More recently, economic historians have found that the best predictor of a coming financial crisis and economic recession is a large run-up in debt combined with elevated asset prices, either stocks or real estate. More specifically, private sector debt seems to matter more than public debt. The financial crisis in the U.S. and in the Eurozone, for example, was preceded by large increases in mortgage to GDP ratios and rapidly rising house prices, see below (the run-up in private debt was actually much more impressive in the UK than in the U.S.).

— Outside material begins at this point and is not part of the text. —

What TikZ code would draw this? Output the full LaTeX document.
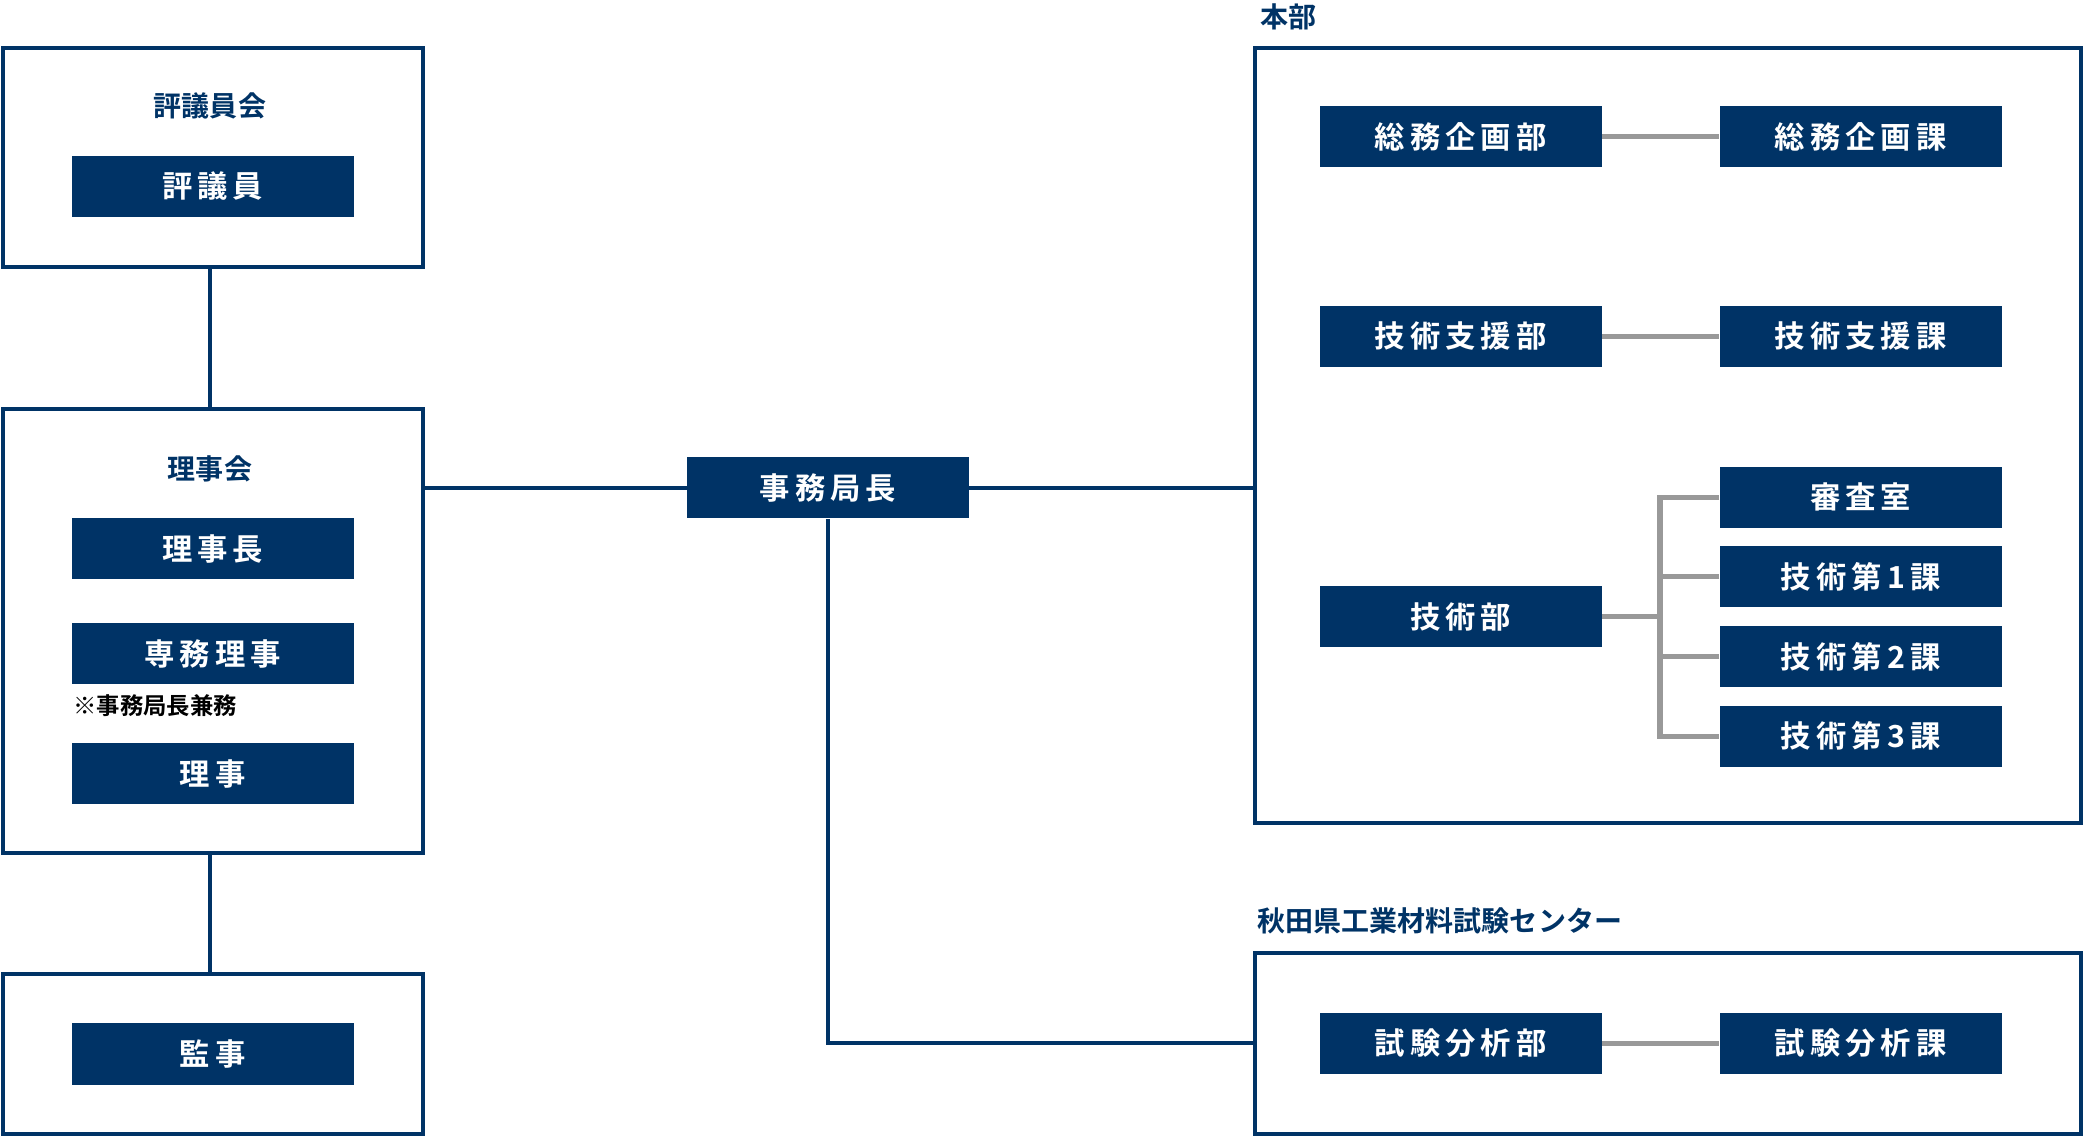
\documentclass[tikz,border=0pt]{standalone}
\usepackage{fontspec}
\setmainfont{Noto Sans CJK JP}[BoldFont={Noto Sans CJK JP Bold}]
\usetikzlibrary{positioning}
\definecolor{navy}{RGB}{0,51,102}
\definecolor{linegrey}{RGB}{153,153,153}
\tikzset{
  frame/.style = {draw=navy, line width=1.7pt},
  % filled post boxes
  postbox/.style = {fill=navy, text=white, minimum width=4.24cm, minimum height=0.92cm, inner sep=0pt, font=\bfseries\fontsize{13}{13}\selectfont},
  title/.style = {text=navy, font=\bfseries\fontsize{12}{12}\selectfont, inner sep=0pt},
  navyline/.style = {draw=navy, line width=1.7pt},
  greyline/.style = {draw=linegrey, line width=2.2pt}
}
\begin{document}
\begin{tikzpicture}[x=0.02cm,y=-0.02cm]
  \useasboundingbox (0,0) rectangle (1568,855);
  % left column frames
  \draw[frame] (2,36) rectangle (318,201);
  \draw[frame] (2,308) rectangle (318,642);
  \draw[frame] (2,733) rectangle (318,853);
  \coordinate (c1b) at (158,201); \coordinate (c2t) at (158,308);
  \coordinate (c2b) at (158,642); \coordinate (c3t) at (158,733);
  \coordinate (c2r) at (318,367);
  \node[title] (hyogiinkai) at (158,80) {評議員会};
  \node[postbox] (hyogiin) at (160,140) {評\,議\,員};
  \node[title] (rijikai) at (158,353) {理事会};
  \node[postbox] (rijicho) at (160,413) {理\,事\,長};
  \node[postbox] (senmu) at (160,492) {専\,務\,理\,事};
  \node[title, text=black, font=\bfseries\fontsize{10}{10}\selectfont, anchor=west] (note) at (55,531) {※事務局長兼務};
  \node[postbox] (riji) at (160,582) {理\,事};
  \node[postbox] (kanji) at (160,793) {監\,事};
  % secretariat
  \node[postbox] (jimukyokucho) at (623,367) {事\,務\,局\,長};
  % right frames
  \draw[frame] (944,36) rectangle (1566,619);
  \draw[frame] (944,717) rectangle (1566,853);
  \coordinate (honbu) at (944,367); \coordinate (center) at (944,785);
  \node[title, anchor=west] (honbulabel) at (948,13) {本部};
  \node[title, anchor=west] (centerlabel) at (946,693) {秋田県工業材料試験センター};
  \node[postbox] (somubu) at (1099,103) {総\,務\,企\,画\,部};
  \node[postbox] (somuka) at (1400,103) {総\,務\,企\,画\,課};
  \node[postbox] (shienbu) at (1099,253) {技\,術\,支\,援\,部};
  \node[postbox] (shienka) at (1400,253) {技\,術\,支\,援\,課};
  \node[postbox] (gijutsubu) at (1099,464) {技\,術\,部};
  \node[postbox] (shinsa) at (1400,374) {審\,査\,室};
  \node[postbox] (ka1) at (1400,434) {技\,術\,第\,1\,課};
  \node[postbox] (ka2) at (1400,494) {技\,術\,第\,2\,課};
  \node[postbox] (ka3) at (1400,554) {技\,術\,第\,3\,課};
  \node[postbox] (bunsekibu) at (1099,785) {試\,験\,分\,析\,部};
  \node[postbox] (bunsekika) at (1400,785) {試\,験\,分\,析\,課};
  % connectors
  \draw[navyline] (c1b) -- (c2t);
  \draw[navyline] (c2b) -- (c3t);
  \draw[navyline] (c2r) -- (jimukyokucho.west);
  \draw[navyline] (jimukyokucho.east) -- (honbu);
  \draw[navyline] (jimukyokucho.south) |- (center);
  \draw[greyline] (somubu) -- (somuka);
  \draw[greyline] (shienbu) -- (shienka);
  \draw[greyline] (bunsekibu) -- (bunsekika);
  \coordinate (bus) at (1249,464);
  \draw[greyline] (gijutsubu.east) -- (bus);
  \draw[greyline] (shinsa.west) -| (bus) |- (ka3.west);
  \foreach \k in {ka1,ka2} \draw[greyline] (\k.west) -- (bus |- \k.west);
\end{tikzpicture}
\end{document}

While growth rates in the early 2000s have averaged above 10%, the country has slowed down in recent years with growth now averaging 6-7% after the Global Financial Crisis. However, this slowdown was to be expected as China’s GDP per capita rises. The country’s capacity for catch-up growth reduces as the country becomes more wealthy, thus leading to an eventual slowdown. Moreover, China’s demographics are quite unfavourable, partly a result of the one-child policy. With population growth slowing down and eventually reaching a negative, potential GDP growth is also reduced. Finally, the country has had extremely high investment rates in recent years, up to a point that many economists have started to worry about malinvestment. While high investment rates can lead to transitory growth, eventually diminishing returns will kick in. This is true both for private investment as well as for public investment (infrastructure, housing, etc.).

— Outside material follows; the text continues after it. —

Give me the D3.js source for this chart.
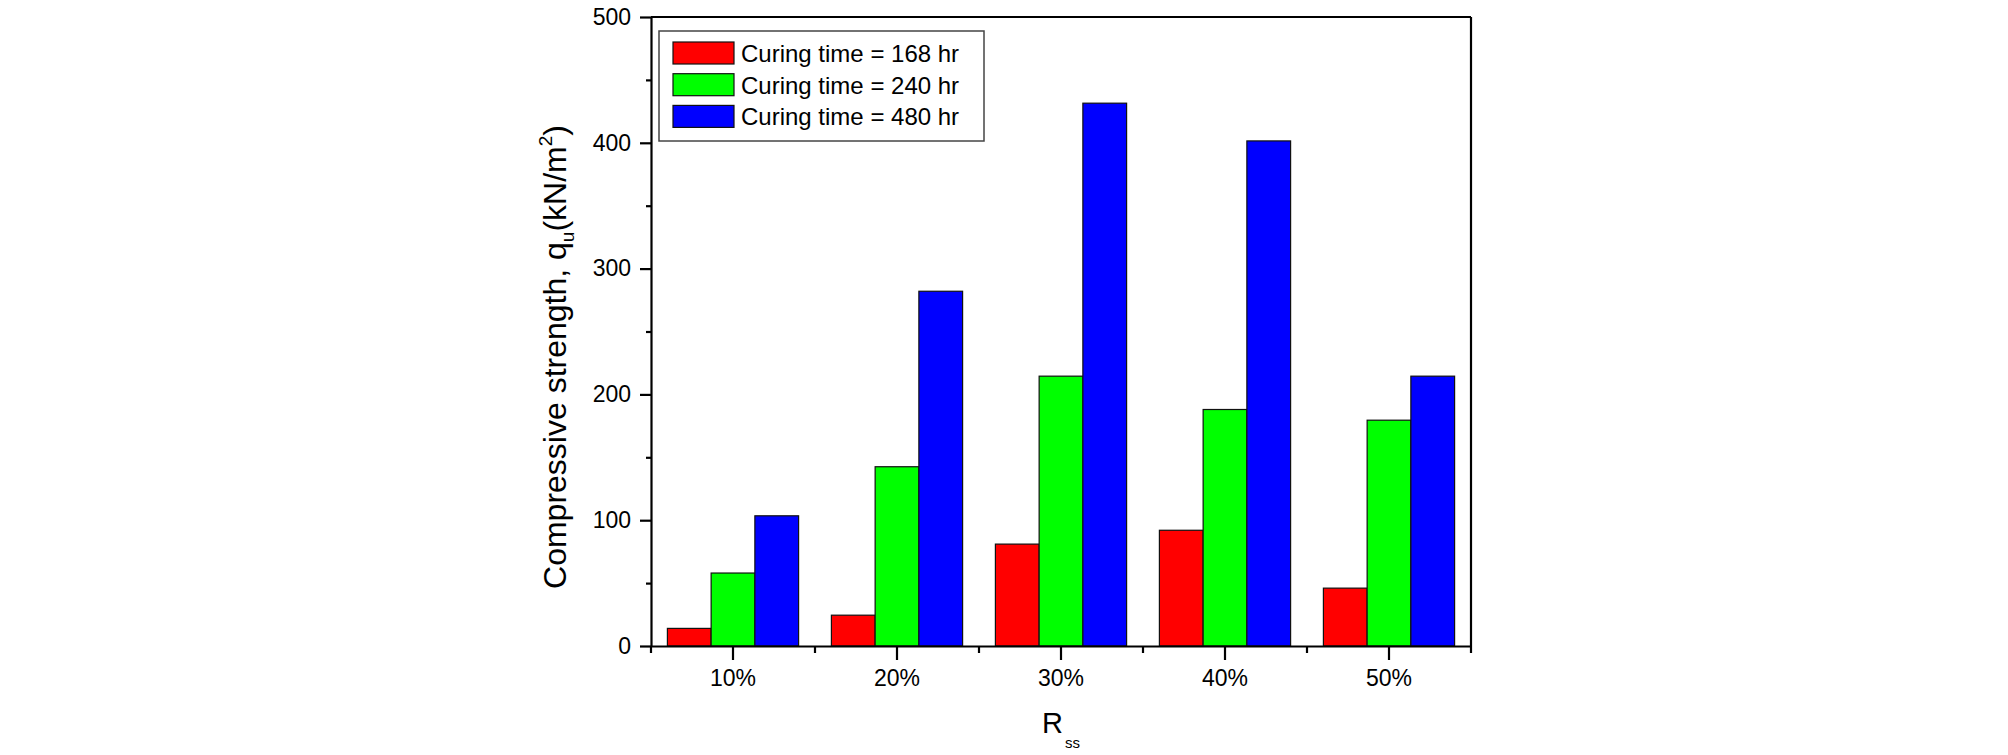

The big question is whether China will be able to manage a smooth transition from an unsustainable growth model with too high investment rates to a growth model that focuses to a bigger extent on domestic consumption. More recently, many economists as well as a number of financial market participants have turned extremely bearish on China, by which I mean that they were betting on an eventual economic crisis and financial collapse. During the years 2015-2017, those bets looked increasingly appealing as GDP growth slowed. Moreover, private debt increased at a higher rate. Meanwhile, the country lost about a fourth of its 4 trillion reserves over a time period of little more than a year as the Chinese were trying to defend their currency peg against the dollar, thus preventing the currency from rapidly depreciating amidst the economic slowdown. However, over the last year pressures against the currency have eased, the level of foreign reserves and private debt levels have stabilized. Moreover, many hedge funds have lost a considerable amount of money by betting against China’s macroeconomy. Being a China bear has not paid off in recent years!

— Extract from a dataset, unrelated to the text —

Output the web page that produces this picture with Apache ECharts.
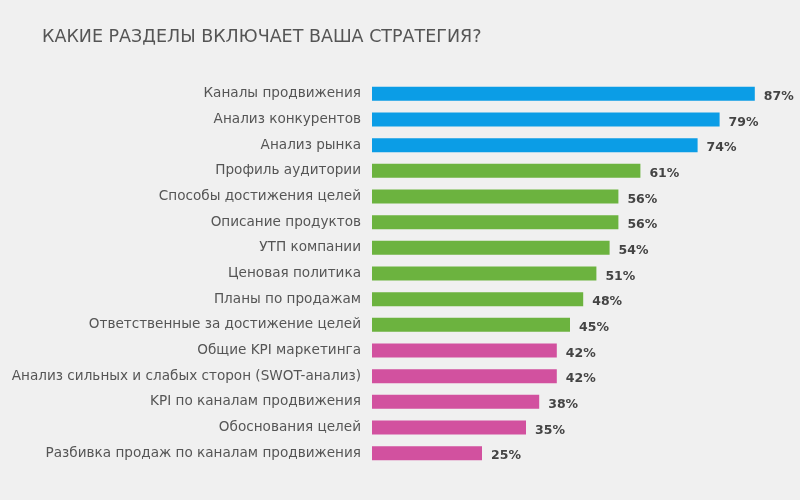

While the transition from 10% growth in the early 2000s to about 6-7% growth nowadays has occurred more smoothly than anticipated, there is a question on how well the country will manage the transition to a slower growth regime. Modernisation theory, a theory that relates economic development with democratisation, has not panned out so far in the case of China. Justin Yifu Lin thinks that the country has still a lot of room for catch-up growth, given that its income per capita is barely a fifth of that of the U.S. However, the country will soon enough experience negative population growth, which should translate into a lower GDP growth rates. I’m a little bit sceptical on China’s ability to grow at above 6% over the next two decades and think that a growth rate in between 4-5% might be more realistic (given that the country does not experience a financial collapse). However, regardless on how strong the ultimate decline in potential growth will be, what matters much more is whether the country will be able to manage the transition in a smooth way. This is indeed the trillion dollar question (given the size of the Chinese economy). Furthermore, it will be of enormous importance whether the country will eventually move towards a democratic system. With the exception of the resource rich gulf states and Singapore, every rich country in the world is a Western- style democracy. This begs the question whether the China can continue to make progress being an authoritarian regime.
For now though, being bearish on China is a losing bet. Furthermore, with about 3 trillion in foreign reserves as well as a relatively low public debt to GDP ratio, the country has definitely the resources and the firepower to prevent any financial crisis from becoming a full-blown economic meltdown. In that sense, being an authoritarian regime might actually be of help, at least in the short-run, because any emergency measures can be quickly directed from above without going through lengthy parliamentary procedures.